A brief release history: Guitarist Bob Malloy, bassist Bob Dickie and guitarist Jacy Webster began with a 1991 EP titled The Demiurge, released on the Siltbreeze label. More singles followed with the addition of percussionists Jeff Werner and Sky Kishlo. Strapping Fieldhands’ first full-length album, Discus, was released on their own Omphalos label in 1993. Two 10-inch EPs followed in ’94: The Caul, on The Now Sound label, and In The Pineys on Siltbreeze. 1996 saw the release of the Wattle and Daub LP on the Shangri-La label. The last bone thrown to fans was a CD compilation of all their singles released on Siltbreeze, titled Gobs On The Midway.
And then there was silence. Nary a Fieldhand release on any horizon. The seasons passed, the band name was barely a mutter in the underground—just one more low man on the Google search engine totem pole.
Then, in the beginning of ’02, radio station extraordinaire WFMU (based in New Jersey) had the Strapping Fieldhands play a live acoustic set on its “Black Opps” program. The light got bigger and brighter when it was mentioned that their newest effort, The Third Kingdom, was to be released later in the year on Ompahlos.
Six years of gestation and it’s a healthy batch of analog basement recordings, depicting tales better suited to Foxfire books, to those of just yesterday. Influences? Perhaps Fairport Convention, Incredible String Band, Donovan, Bevis Frond, Jandek, the Manson Family, Skiffle music, minstrel shows, singing pirates, scarlet fever, etc. The list goes on and gets much weirder. The Fieldhands have always had a psychedelic edge, a nice balance of electric and acoustic instruments (new member Robert Bell plays an eight-stringed Greek bouzouki).
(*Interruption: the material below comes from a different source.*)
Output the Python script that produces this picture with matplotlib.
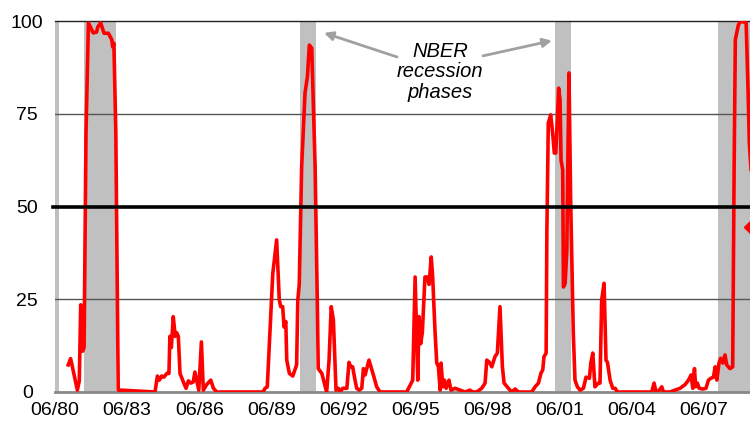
import matplotlib
matplotlib.use("Agg")
import matplotlib.pyplot as plt
import numpy as np

plt.rcParams['font.family'] = ['Liberation Sans', 'DejaVu Sans']

# decimal-year dates and probability values (%)
dates = [1981.05, 1981.15, 1981.43, 1981.51, 1981.57, 1981.65, 1981.71, 1981.79, 1981.89,
         1982.09, 1982.23, 1982.28, 1982.40, 1982.54, 1982.72, 1982.86, 1982.90, 1982.95,
         1983.03, 1983.13, 1983.27, 1984.66, 1984.76, 1984.84, 1984.94, 1985.03, 1985.15,
         1985.24, 1985.28, 1985.34, 1985.42, 1985.50, 1985.56, 1985.63, 1985.70, 1985.84,
         1985.95, 1986.05, 1986.15, 1986.25, 1986.32, 1986.40, 1986.48, 1986.59, 1986.67,
         1986.81, 1986.98, 1987.09, 1987.23, 1989.15, 1989.24, 1989.33, 1989.44, 1989.56,
         1989.72, 1989.83, 1989.89, 1989.97, 1990.03, 1990.10, 1990.14, 1990.25, 1990.39,
         1990.48, 1990.55, 1990.60, 1990.66, 1990.76, 1990.90, 1991.00, 1991.08, 1991.18,
         1991.32, 1991.41, 1991.45, 1991.60, 1991.69, 1991.80, 1991.90, 1991.99, 1992.08,
         1992.19, 1992.29, 1992.36, 1992.47, 1992.64, 1992.73, 1992.80, 1992.88, 1992.98,
         1993.05, 1993.16, 1993.26, 1993.33, 1993.40, 1993.47, 1993.56, 1993.68, 1993.77,
         1993.88, 1994.02, 1995.13, 1995.24, 1995.38, 1995.48, 1995.59, 1995.64, 1995.71,
         1995.78, 1995.89, 1995.99, 1996.06, 1996.15, 1996.21, 1996.31, 1996.38, 1996.45,
         1996.52, 1996.56, 1996.63, 1996.70, 1996.77, 1996.89, 1996.97, 1997.14, 1997.35,
         1997.56, 1997.76, 1997.88, 1998.04, 1998.25, 1998.39, 1998.46, 1998.57, 1998.67,
         1998.80, 1998.90, 1999.01, 1999.11, 1999.18, 1999.36, 1999.50, 1999.64, 1999.77,
         2000.33, 2000.47, 2000.61, 2000.71, 2000.79, 2000.84, 2000.93, 2000.96, 2001.02,
         2001.12, 2001.20, 2001.27, 2001.33, 2001.40, 2001.45, 2001.51, 2001.55, 2001.62,
         2001.65, 2001.72, 2001.79, 2001.83, 2001.88, 2001.95, 2002.06, 2002.13, 2002.23,
         2002.34, 2002.48, 2002.59, 2002.73, 2002.79, 2002.87, 2002.96, 2003.10, 2003.17,
         2003.24, 2003.34, 2003.42, 2003.48, 2003.59, 2003.70, 2003.80, 2003.89, 2005.32,
         2005.42, 2005.50, 2005.64, 2005.74, 2005.81, 2006.08, 2006.29, 2006.50, 2006.71,
         2006.85, 2006.96, 2007.03, 2007.10, 2007.15, 2007.22, 2007.30, 2007.44, 2007.58,
         2007.68, 2007.78, 2007.89, 2007.96, 2008.03, 2008.12, 2008.19, 2008.28, 2008.37,
         2008.44, 2008.58, 2008.69, 2008.75, 2008.80, 2008.93, 2009.03, 2009.25, 2009.34,
         2009.38, 2009.50]
probability = [7.3, 9, 0.5, 3, 23.5, 11, 12, 70, 99.5,
               96.8, 97, 98.4, 99.5, 96.7, 96.7, 95, 93, 94,
               70, 0.5, 0.5, 0, 4.3, 3.2, 4.3, 4, 5,
               5, 15, 12, 20.3, 15, 16, 15, 5, 2.7,
               1, 3, 2.4, 2.7, 5.4, 3, 0.5, 13.5, 0.5,
               2, 3.2, 1, 0, 0, 1, 1.4, 16, 32,
               41, 24.8, 23, 23, 17.5, 19, 8.6, 5, 4.3,
               6, 7.3, 24.8, 29, 60.7, 80.6, 85, 93.5, 92.7,
               60.7, 24.8, 6.3, 5, 2.7, 0, 8.6, 23, 19.4,
               0.5, 1, 0, 1, 1, 8, 6.8, 6.8, 3.2,
               1, 0.5, 1, 6.3, 4.6, 6.3, 8.6, 6, 4,
               1.4, 0, 0, 1.4, 3.2, 31, 3.2, 20.3, 13,
               16, 31, 31, 29, 36.4, 31, 16, 7.8, 6.8,
               0.5, 7.8, 1.4, 3.2, 1, 3.2, 0.5, 1, 0.5,
               0, 0.5, 0, 0, 1, 2.4, 8.6, 8, 6.8,
               9.5, 10.5, 23, 6.8, 2.4, 1, 0, 0.8, 0,
               0, 1.4, 2.4, 5, 6, 9.5, 10.5, 43, 72.5,
               74.7, 69.8, 64.4, 64.4, 74, 81.9, 78.7, 62.5, 59.8,
               28.3, 29.3, 38, 60.6, 86, 51.7, 15.9, 3.2, 1.4,
               0.5, 1, 4, 3.7, 7.8, 10.5, 1.4, 2.4, 2.4,
               24.8, 29.3, 8.6, 8, 3.2, 1, 1, 0, 0,
               2.4, 0, 0.5, 1.4, 0, 0, 0.5, 1, 2,
               3.2, 4.6, 1, 6.3, 1.4, 2.4, 1, 0.8, 1,
               3.2, 3.7, 4, 6.8, 3.2, 7.8, 9.1, 7.8, 10,
               7.3, 6.3, 6.8, 60.7, 95, 99, 100, 99.5, 78.7,
               67.4, 55]

latest_date = [2009.46]
latest_value = [44.5]

# NBER recession phases (start, end) in decimal years
rec_start = [1980.0, 1981.71, 1990.69, 2001.30, 2008.08]
rec_end = [1980.68, 1983.04, 1991.36, 2001.97, 2010.0]

tick_years = [1980.5 + 3 * i for i in range(10)]
tick_labels = ['06/80', '06/83', '06/86', '06/89', '06/92', '06/95',
               '06/98', '06/01', '06/04', '06/07']
y_ticks = [0, 25, 50, 75, 100]
annotation = "NBER\nrecession\nphases"

fig = plt.figure(figsize=(7.5, 4.26), dpi=100)
ax = fig.add_axes([55 / 750, 34 / 426, 695 / 750, 371 / 426])

for s, e in zip(rec_start, rec_end):
    ax.axvspan(s, e, color='#c0c0c0', lw=0, zorder=1)

ax.axhline(25, color='#555555', lw=1.0, zorder=2)
ax.axhline(75, color='#555555', lw=1.0, zorder=2)
ax.axhline(100, color='#222222', lw=1.0, zorder=2, clip_on=False)
ax.axhline(0, color='#888888', lw=2.0, zorder=2, clip_on=False)
ax.axhline(50, color='black', lw=2.6, zorder=4, clip_on=False, xmin=-0.003)

ax.plot(dates, probability, color='#ff0000', lw=2.6, zorder=3, solid_joinstyle='round')
ax.plot(latest_date, latest_value, marker='D', color='#ff0000', markersize=7, lw=0, zorder=3)

ax.set_xlim(1980.5, 2009.41)
ax.set_ylim(0, 100)
ax.set_xticks(tick_years)
ax.set_xticklabels(tick_labels)
ax.set_yticks(y_ticks)
ax.tick_params(axis='both', length=0, labelsize=14, colors='black')
ax.tick_params(axis='x', pad=7)
ax.tick_params(axis='y', pad=20)
for lbl in ax.get_yticklabels():
    lbl.set_horizontalalignment('center')
for sp in ax.spines.values():
    sp.set_visible(False)

ax.text(1996.52, 86.3, annotation, ha='center', va='center', fontsize=14.5,
        style='italic', linespacing=1.1, zorder=5)
arrow = dict(arrowstyle='-|>', color='#a0a0a0', lw=2, mutation_scale=13, shrinkA=0, shrinkB=0)
ax.annotate('', xy=(1991.69, 96.8), xytext=(1994.73, 90.3), arrowprops=arrow, zorder=5)
ax.annotate('', xy=(2001.17, 94.7), xytext=(1998.30, 90.6), arrowprops=arrow, zorder=5)

fig.savefig('out.png', dpi=100)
So the folk tag might be a bit controversial even among band members, but it’s all in their songwriting style—a timeless approach to a lengthy timeline. The Third Kingdom is a backcountry storybook, creepy adventures and enduring portraits for settlers who practice Zen. The music is a full-on dive into the medicine bag of goodies: the drunken swagger of the opening tune “Heave Ho,” the affectionate “Eager Girl,” the growling folkloric warnings of “Lucid Lagoon.” “Copper Rings” is a total psych-twirl. The last tune, “Folk is Tough,” could have been an outtake from the musical Hair. The Fieldhand delivery is loose and bent, sounding closer to a kid’s camp music experiment than to some painfully professional and practically precise unit of yo-yos attempting to wring a tear out of your eye.
The mess is beautiful, all clanging things, thumping strange percussion (I swear I hear a tabla in the mix), wandering violas and violins, wah-wah guitars. Traditional music from some nonexistent country. That’s what I admire about the Strapping Fieldhands, they’ve tapped into something so transcendental that it’s like fellowship. Their music continues to be perfect and they personally once again reign as Thee Band of Bands throughout all of our territories. The Third Kingdom is the best damned thing to come through these speakers this year and most likely for the next few. A masterpiece.